Last month, I realized my favorite color had changed. For years, I had always told people that my favorite color was green, specifically forest green. It was the color of my favorite childhood fairytales, stories of little winged women flitting through forests and sprinkling magic on the leaves. It was the color of the woods I hid out in when I was in high school, writing inklings of the poetry that would end up in my application to American University’s MFA program. It was the color of my undergraduate alma mater, where I found some of my dearest friends and learned just how much I loathed chemistry lab. Forest green had a history with me. It’s the color that looks best on me. But it’s not my favorite anymore.

Sometimes, I need to check in with myself. When the brain fog gets too thick, it’s hard to see myself anymore. So I make lists of my favorite things. It’s as silly as it sounds, writing out “this or that” and “my favorite food is…” like I’m filling out a Coke or Pepsi book on the playground. But there’s a reason those things exploded in popularity in the Olden Days of 2006: it’s fun to surround yourself with the things you like. So while sitting by myself at the Philz Coffee on 18th Street–which no longer exists–I looked up a prompt to list my favorite things. The first item, right at the top, was the most basic question: “What’s your favorite color?” Instead of automatically writing down “forest green” in my notebook, I took a minute to think about the question, and realized that my prepared answer was wrong.

I thought about all the little moments in my life recently where I got to choose the color of something, and recognized a pattern. The marker I always use on my refrigerator whiteboard is purple. The half-used bottle of hair dye in my bathroom cabinet is called “Purple Rain.” The art on my bedroom wall, the cat-shaped stress ball on my desk, the tarot card deck sitting on a repurposed end table are all in shades of violet, lavender, lilac. Even my character in my current Dungeons & Dragons campaign–a badass, half-elf fighter named Vesta–has purple hair. When given a choice, my instinct always drifts back to purple. Maybe, purple was actually my favorite color.

Realizing that something had changed about myself caused a shift in me. I don’t mean to sound like, to quote my lovely friend Sarah Grace, “I’m Sylvia Plath and I’m talking about colors!” I don’t think the shift from forest green to lavender implies that something cataclysmic occurred in my psyche, that the colors mean anything more than a difference in wavelength of light. But it forced me to confront the fact that multiple truths can exist at the same time. Forest green was once my favorite color, and now it’s lavender. The existence of one doesn’t prevent the existence of another. Change doesn’t mean that everything that came before was, actually, a lie. The purple flowers overtaking the field does not mean the grass was never green.

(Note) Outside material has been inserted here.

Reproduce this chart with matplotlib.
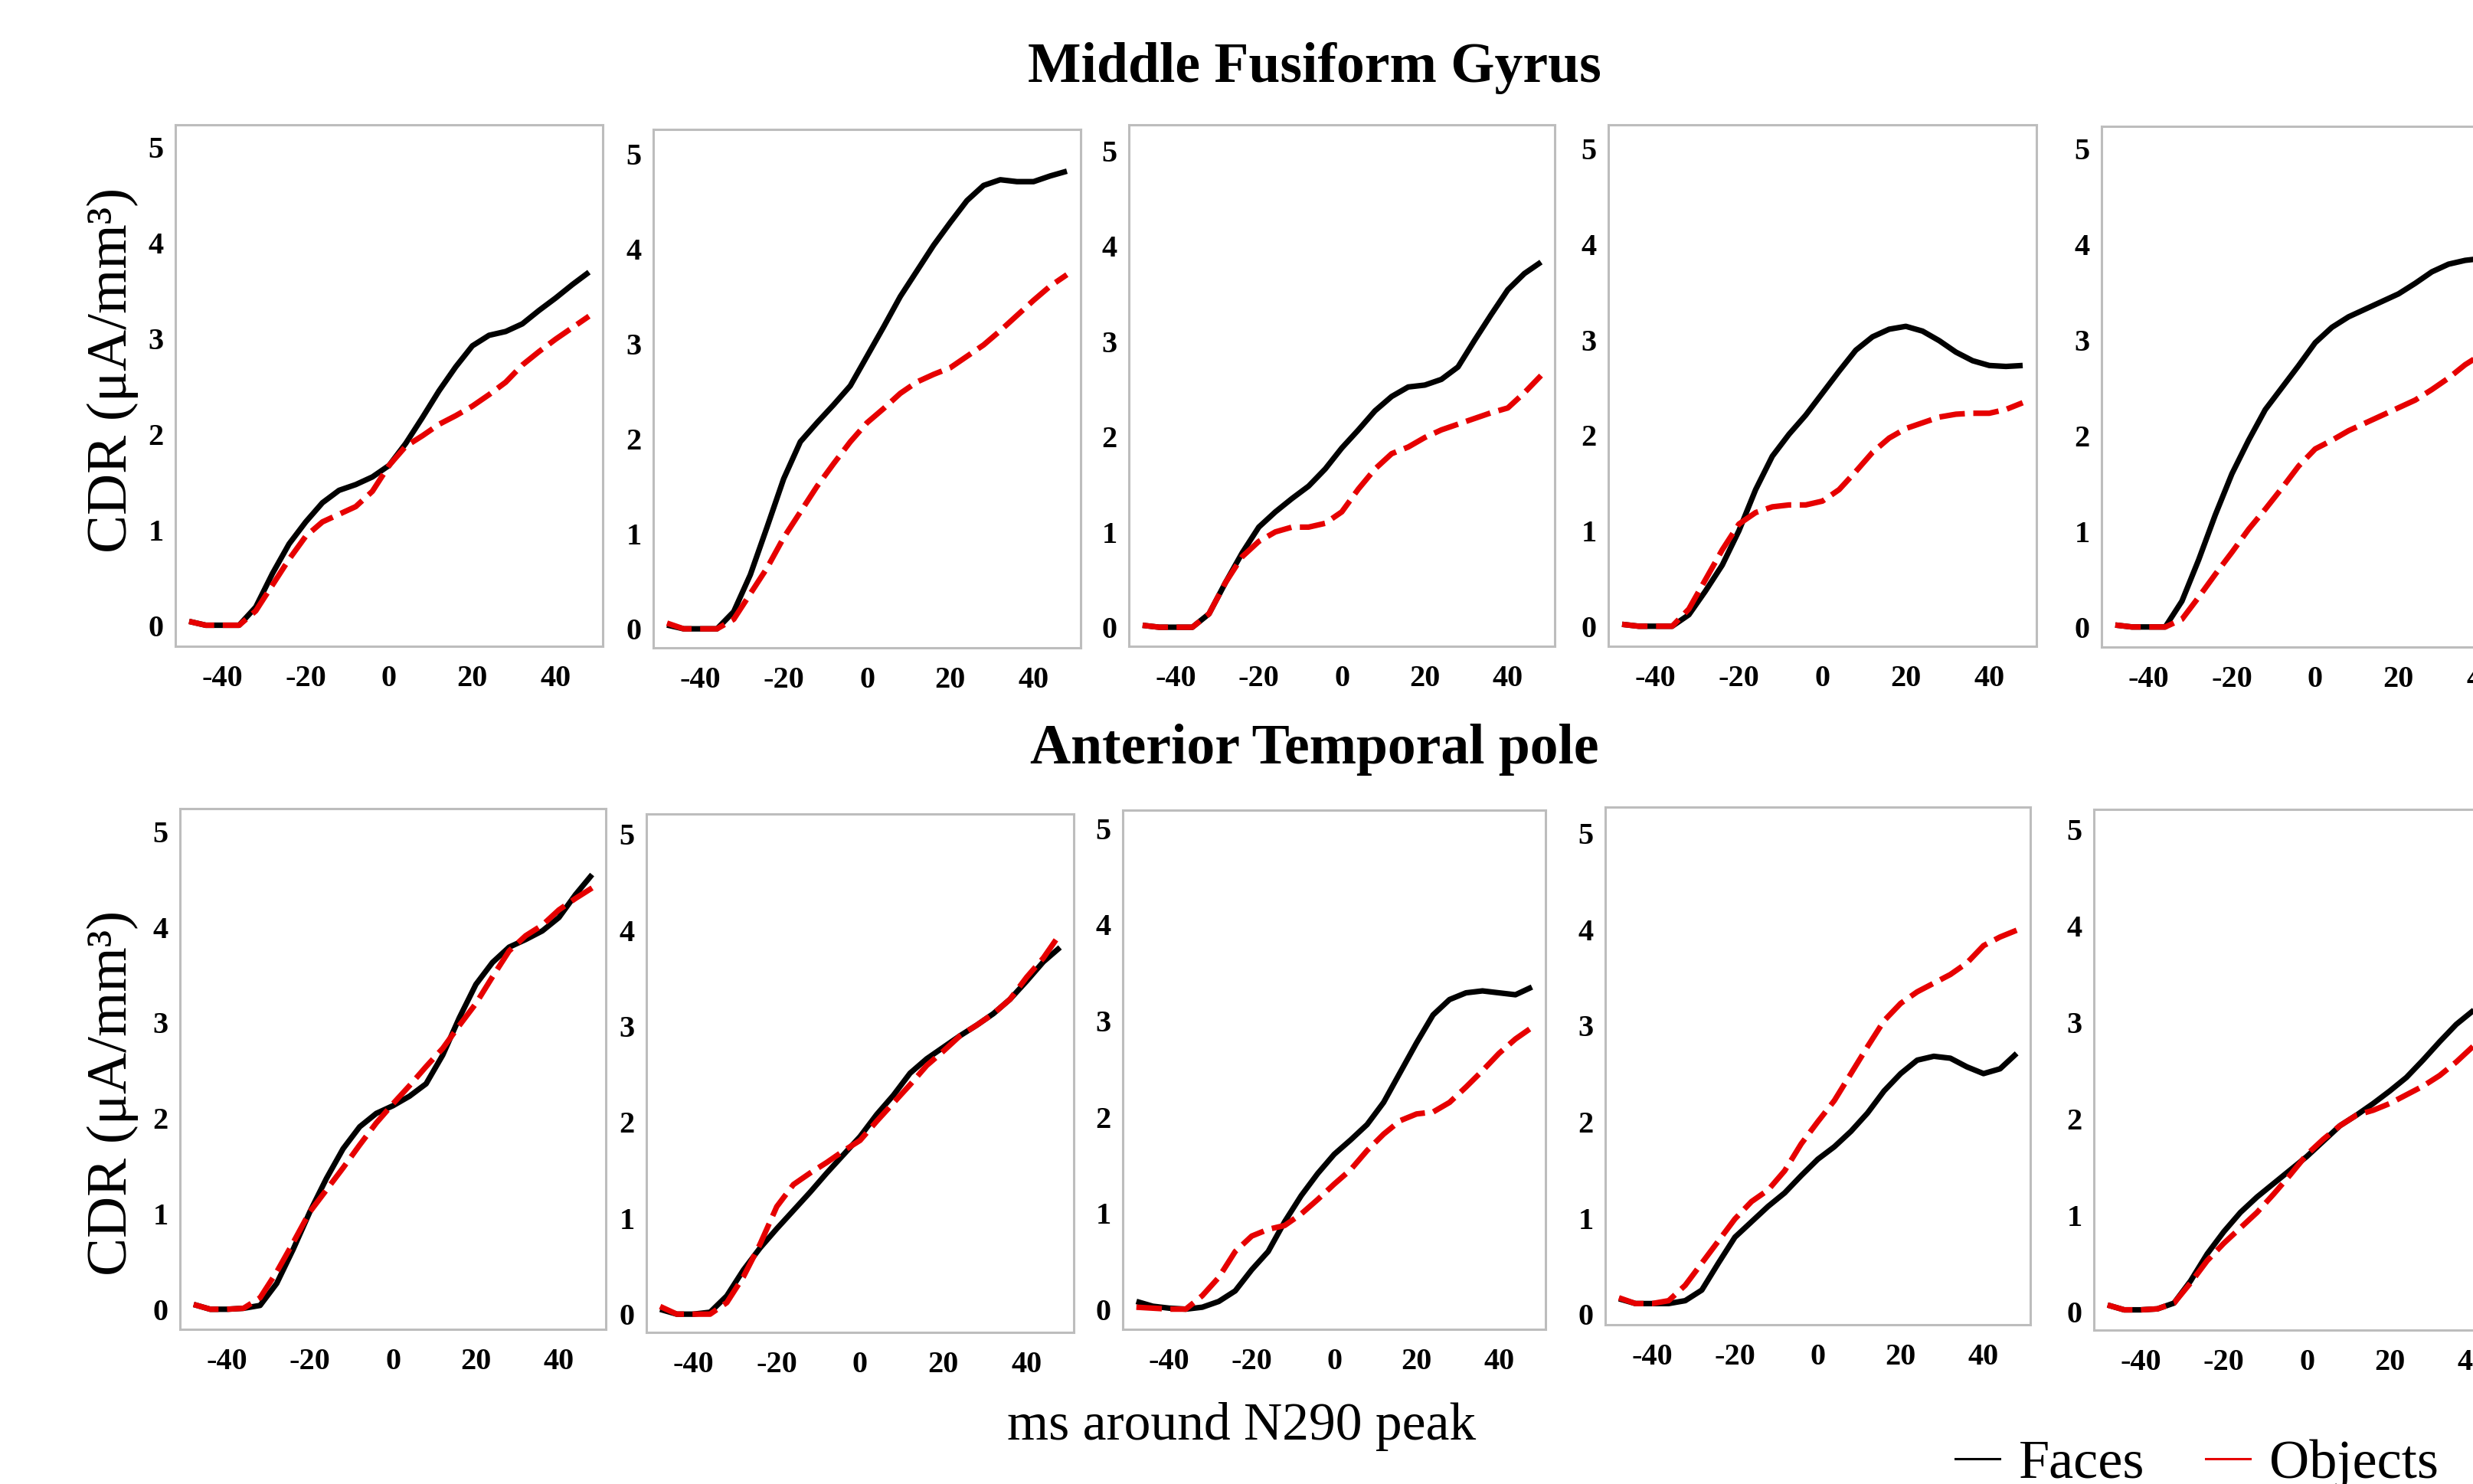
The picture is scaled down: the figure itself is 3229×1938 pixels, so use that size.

I think about the impact of small changes in my writing, too, how the compounding of change forges how I define myself as a writer. Today, I write poetry about a lot of heavy things: grief, worthiness, forgiveness. Tomorrow, I might write poetry about healing, or love, or the way the stars move across the sky. Tomorrow, I might write fiction instead; I might not write at all. But what I write tomorrow doesn’t make what I write today useless, and what I write today doesn’t make what I wrote yesterday worthless. Neither of these things make any of my writing any less authentically “me.” Whether I am writing with a green pen or a purple pen, or simply just holding a pen in my hands and staring at a page, I am still a writer. I am still myself. And all the versions of myself can exist side by side with each other.